OmniFysics: Towards Physical Intelligence Evolution via Omni-Modal Signal Processing and Network Optimization

Abstract

The autonomous evolution of networked AI systems relies heavily on robust environmental perception. However, physical understanding remains brittle in current models because key physical signals are visually ambiguous and sparsely represented in web-scale data. To bridge the gap between data-centric learning and knowledge-based physical rules, we present OmniFysics, a compact omni-modal network that unifies signal processing and understanding across images, audio, video, and text. To enable autonomous optimization and inject explicit physical knowledge, we construct a dynamic physical data engine.
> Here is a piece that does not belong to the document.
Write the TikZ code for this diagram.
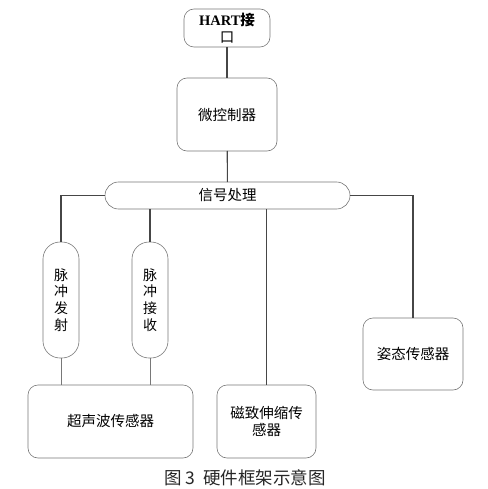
\documentclass[tikz,border=0pt]{standalone}
\usepackage{fontspec}
\setmainfont{Liberation Serif}
\newfontfamily\cjk{Noto Sans CJK SC}
\usetikzlibrary{positioning}
\usetikzlibrary{shapes.misc}
\definecolor{edgegray}{RGB}{120,120,120}
\definecolor{linegray}{RGB}{70,70,70}

\begin{document}
\begin{tikzpicture}[x=1pt,y=-1pt,every node/.style={inner sep=1,outer sep=0,font=\cjk\fontsize{14.5}{17}\selectfont,align=center},
	blk/.style={draw=edgegray,line width=0.6pt,rounded corners=10pt},
	capsule/.style={draw=edgegray,line width=0.6pt,rounded rectangle},
	pulse/.style={draw=edgegray,line width=0.6pt,rounded corners=17pt,minimum width=36pt,minimum height=116pt,font=\cjk\fontsize{14}{16.7}\selectfont},
	wire/.style={draw=linegray,line width=1.1pt},
	thin/.style={draw=edgegray,line width=0.6pt}]
	\useasboundingbox (0,0) rectangle (487,489);
	\node (hart) [blk,minimum width=86pt,minimum height=38pt] at (227,28) {{\rmfamily\bfseries HART}{\cjk\bfseries 接}\\口};
	\node (mcu) [blk,minimum width=100pt,minimum height=73pt] at (227,114.5) {微控制器};
	\node (sig) [capsule,minimum width=247pt,minimum height=27pt] at (227.5,195.5) {信号处理};
	\node (tx) [pulse] at (61,300) {脉\\冲\\发\\射};
	\node (rx) [pulse] at (150,300) {脉\\冲\\接\\收};
	\node (us) [blk,minimum width=165pt,minimum height=73pt] at (110.5,421.5) {超声波传感器};
	\node (mag) [blk,minimum width=99pt,minimum height=73pt] at (266.5,421.5) {磁致伸缩传\\感器};
	\node (att) [blk,minimum width=100pt,minimum height=72pt] at (413,354) {姿态传感器};
	\node (title) [font=\cjk\fontsize{17.5}{19}\selectfont,text=black!85] at (245,478) {图 3\ \ 硬件框架示意图};
	\path[wire]
		(hart) edge (mcu)
		(mcu) edge (sig);
	\draw[wire] (sig.west) -| (tx.north);
	\draw[wire] (sig.east) -| (att.north);
	\draw[wire] (rx.north |- sig.south) -- (rx.north);
	\draw[wire] (mag.north |- sig.south) -- (mag.north);
	\draw[thin] (tx.south) -- (tx.south |- us.north);
	\draw[thin] (rx.south) -- (rx.south |- us.north);
\end{tikzpicture}
\end{document}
Within this engine, FysicsAny acts as an adaptive mechanism that produces physics-grounded supervision by mapping salient objects to verified physical attributes via hierarchical retrieval and physics-law-constrained signal verification. Concurrently, FysicsOmniCap distills web videos utilizing advanced audio-visual cross-modal signal processing, generating high-fidelity data pairs that emphasize dynamic physical cues. We optimize the OmniFysics network through staged multimodal alignment and evolutive instruction tuning, integrating latent-space flow matching for generation and an adaptive intent router for efficient execution. Experiments demonstrate that this evolutive optimization paradigm not only achieves competitive performance on standard multimodal benchmarks but also significantly advances physics-oriented evaluations.